Wniosek na posiedzeniu Konwentu Seniorów w imieniu klubu złożył senator Stanisław Karczewski. Zgodnie z regulaminem Senatu musi upłynąć dziesięć dni, zanim marszałek Senatu będzie mógł włączyć go pod obrady izby. Formalny wniosek w tej sprawie zgłosił senator Ryszard Bender, ale został on odrzucony. - Informacja w sprawie działań podjętych przez rząd po katastrofie pod Smoleńskiem, zmierzających do wyjaśnienia jej przyczyn, jak również wstępny raport zostały już przedstawione i podane do publicznej wiadomości. Cały czas trwają prace nad ostatecznym ustaleniem przyczyn katastrofy - tłumaczył Bogdan Borusewicz (PO). - Jak widać, pan marszałek nie wsłuchuje się w nasze postulaty i nie chce dopuścić nas do głosu. Nie możemy pozostać obojętni wobec tego, że nawet zagraniczna opinia publiczna dziwi się, iż polski rząd nie zabiera w tej sprawie głosu. Dlatego nie możemy milczeć, ale musimy domagać się rzetelnego śledztwa. Pan marszałek odmówił nam tego prawa.
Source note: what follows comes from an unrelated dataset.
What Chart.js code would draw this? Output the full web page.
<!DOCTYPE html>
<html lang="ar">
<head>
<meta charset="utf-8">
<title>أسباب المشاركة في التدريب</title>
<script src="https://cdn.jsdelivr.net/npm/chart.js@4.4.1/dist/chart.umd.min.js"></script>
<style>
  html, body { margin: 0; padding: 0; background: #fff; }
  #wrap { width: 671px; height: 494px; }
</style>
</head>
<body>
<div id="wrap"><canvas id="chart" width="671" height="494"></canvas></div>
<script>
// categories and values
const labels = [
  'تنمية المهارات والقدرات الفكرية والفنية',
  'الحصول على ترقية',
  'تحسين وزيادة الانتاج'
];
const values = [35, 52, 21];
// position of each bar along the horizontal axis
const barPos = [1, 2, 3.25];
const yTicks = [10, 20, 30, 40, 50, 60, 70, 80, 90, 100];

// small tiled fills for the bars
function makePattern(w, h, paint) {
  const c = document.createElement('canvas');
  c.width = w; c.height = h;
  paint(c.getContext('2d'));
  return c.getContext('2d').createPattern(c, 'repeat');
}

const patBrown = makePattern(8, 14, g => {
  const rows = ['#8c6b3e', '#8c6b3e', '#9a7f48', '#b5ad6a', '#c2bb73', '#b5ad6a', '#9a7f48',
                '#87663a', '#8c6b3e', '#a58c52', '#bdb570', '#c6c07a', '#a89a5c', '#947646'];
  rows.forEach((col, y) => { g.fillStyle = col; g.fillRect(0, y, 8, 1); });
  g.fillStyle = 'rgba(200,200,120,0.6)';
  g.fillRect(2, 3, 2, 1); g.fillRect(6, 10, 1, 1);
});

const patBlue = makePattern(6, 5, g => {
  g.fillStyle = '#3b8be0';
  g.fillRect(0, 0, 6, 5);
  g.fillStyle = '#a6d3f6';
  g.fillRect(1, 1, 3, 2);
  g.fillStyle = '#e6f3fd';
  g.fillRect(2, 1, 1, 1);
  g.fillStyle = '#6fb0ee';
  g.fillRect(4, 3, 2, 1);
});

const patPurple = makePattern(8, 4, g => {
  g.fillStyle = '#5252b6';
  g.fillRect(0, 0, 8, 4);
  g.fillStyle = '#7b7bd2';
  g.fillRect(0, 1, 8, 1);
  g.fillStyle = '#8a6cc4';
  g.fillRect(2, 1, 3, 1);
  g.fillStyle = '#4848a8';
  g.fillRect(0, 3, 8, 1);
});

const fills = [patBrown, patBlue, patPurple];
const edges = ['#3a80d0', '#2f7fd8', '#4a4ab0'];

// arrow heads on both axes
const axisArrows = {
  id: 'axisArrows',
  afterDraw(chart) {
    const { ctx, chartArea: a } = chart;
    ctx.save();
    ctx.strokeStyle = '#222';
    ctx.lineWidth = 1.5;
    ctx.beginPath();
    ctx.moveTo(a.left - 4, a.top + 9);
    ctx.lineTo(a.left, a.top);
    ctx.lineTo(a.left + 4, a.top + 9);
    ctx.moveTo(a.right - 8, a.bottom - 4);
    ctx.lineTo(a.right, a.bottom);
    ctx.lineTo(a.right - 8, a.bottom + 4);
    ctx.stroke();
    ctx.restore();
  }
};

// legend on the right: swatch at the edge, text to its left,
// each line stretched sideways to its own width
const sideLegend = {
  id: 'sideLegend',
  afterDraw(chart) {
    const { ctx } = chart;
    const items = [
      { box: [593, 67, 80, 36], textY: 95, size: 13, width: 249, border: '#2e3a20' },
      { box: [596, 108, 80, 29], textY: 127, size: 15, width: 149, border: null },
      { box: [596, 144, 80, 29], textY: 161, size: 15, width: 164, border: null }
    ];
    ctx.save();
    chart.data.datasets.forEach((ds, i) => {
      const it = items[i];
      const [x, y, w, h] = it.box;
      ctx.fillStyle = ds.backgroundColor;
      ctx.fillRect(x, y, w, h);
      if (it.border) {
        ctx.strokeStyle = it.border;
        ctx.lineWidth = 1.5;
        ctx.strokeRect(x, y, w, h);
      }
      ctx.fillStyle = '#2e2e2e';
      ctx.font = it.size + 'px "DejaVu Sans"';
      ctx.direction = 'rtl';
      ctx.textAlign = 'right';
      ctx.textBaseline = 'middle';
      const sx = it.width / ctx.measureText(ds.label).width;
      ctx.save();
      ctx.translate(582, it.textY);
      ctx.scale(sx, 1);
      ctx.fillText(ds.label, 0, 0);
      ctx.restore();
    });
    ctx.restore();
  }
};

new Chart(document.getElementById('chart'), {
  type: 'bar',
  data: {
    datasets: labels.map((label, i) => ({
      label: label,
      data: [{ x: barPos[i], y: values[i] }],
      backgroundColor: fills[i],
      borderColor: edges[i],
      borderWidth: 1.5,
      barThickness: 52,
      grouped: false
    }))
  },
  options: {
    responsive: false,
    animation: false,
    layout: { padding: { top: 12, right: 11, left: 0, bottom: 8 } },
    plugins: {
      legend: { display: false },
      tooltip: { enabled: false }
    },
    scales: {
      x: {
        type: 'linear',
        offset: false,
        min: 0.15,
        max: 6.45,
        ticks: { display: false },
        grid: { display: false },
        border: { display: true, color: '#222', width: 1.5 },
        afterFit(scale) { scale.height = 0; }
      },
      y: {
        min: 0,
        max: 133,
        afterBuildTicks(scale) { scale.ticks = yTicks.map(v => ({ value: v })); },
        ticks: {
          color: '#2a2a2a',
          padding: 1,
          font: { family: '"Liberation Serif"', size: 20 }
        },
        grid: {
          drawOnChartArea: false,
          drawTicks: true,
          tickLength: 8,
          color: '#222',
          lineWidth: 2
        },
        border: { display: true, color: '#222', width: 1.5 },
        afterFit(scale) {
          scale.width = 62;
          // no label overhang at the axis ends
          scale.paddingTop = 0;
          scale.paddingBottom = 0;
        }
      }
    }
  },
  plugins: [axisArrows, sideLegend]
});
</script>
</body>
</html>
To urąga powadze naszej izby - ocenia senator Dorota Arciszewska-Mielewczyk (PiS).
Dla marszałka Borusewicza ważniejsze było jednak włączenie pod obrady Senatu dyskusji nad sprawozdaniem Krajowej Rady Radiofonii i Telewizji. PiS zarzuca PO, że Platforma zamierza odrzucić jego sprawozdanie jeszcze na tym posiedzeniu. Jeśli tak samo postąpią Sejm i jego marszałek Bronisław Komorowski, KRRiT zostanie odwołana. Platforma nie widzi w tym nic złego, a o nieczyste intencje oskarża opozycję. - PiS znowu pokazuje swoją dobrze wypróbowaną twarz robienia awantury - stwierdza krótko Mieczysław Augustyn (PO).
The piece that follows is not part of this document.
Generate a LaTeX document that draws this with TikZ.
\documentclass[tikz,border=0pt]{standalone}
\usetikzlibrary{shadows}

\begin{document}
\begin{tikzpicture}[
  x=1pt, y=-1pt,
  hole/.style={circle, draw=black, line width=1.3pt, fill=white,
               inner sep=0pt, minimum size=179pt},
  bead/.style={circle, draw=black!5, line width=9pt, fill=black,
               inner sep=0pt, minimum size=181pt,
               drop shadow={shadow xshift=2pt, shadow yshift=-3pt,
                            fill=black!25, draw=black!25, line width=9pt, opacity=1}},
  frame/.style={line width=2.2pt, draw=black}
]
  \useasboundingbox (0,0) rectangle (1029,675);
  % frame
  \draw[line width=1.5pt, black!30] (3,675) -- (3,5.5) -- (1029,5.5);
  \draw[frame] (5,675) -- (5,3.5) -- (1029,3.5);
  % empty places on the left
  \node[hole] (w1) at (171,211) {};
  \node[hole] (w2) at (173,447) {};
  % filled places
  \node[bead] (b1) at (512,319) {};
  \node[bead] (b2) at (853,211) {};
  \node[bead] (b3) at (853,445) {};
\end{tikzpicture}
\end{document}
W ocenie senatorów PiS, politycy Platformy wykorzystują trudną sytuację, w jakiej znalazła się Polska po katastrofie samolotu prezydenckiego.
- Łatwo jest przecież w sytuacji spowodowanej katastrofą smoleńską zlikwidować Krajową Radę przed czasem - mówi wicemarszałek Senatu Zbigniew Romaszewski.
W opinii Witolda Kołodziejskiego, przewodniczącego KRRiT, Senat nie musi zajmować się sprawozdaniem Rady przed wyborami prezydenckimi. Podobnego zdania jest również Jarosław Sellin, były członek KRRiT, obecnie poseł Polski Plus, który przypomina, że w tamtym roku sprawozdanie było rozpatrywane jesienią. A teraz mamy do czynienia z sytuacją nadzwyczajną. - Tak ważnych decyzji nie powinien podejmować p.o. prezydent, ale prezydent posiadający mandat od obywateli - podkreśla Sellin.
Tymczasem PO szykuje nowelizację ustawy o KRRiT. Zakłada ona, że rady nadzorcze publicznej telewizji i radia mają liczyć po siedem osób, ale tylko cztery będą powoływane przez Radę spośród kandydatów zgłoszonych przez uczelnie wyższe, a trzy rząd - konkretnie ministrowie finansów, skarbu i kultury. To oznacza, że bez aprobaty rządu nie będzie można powołać prezesów TVP i Polskiego Radia, bo taki wybór będzie wymagał co najmniej pięciu głosów.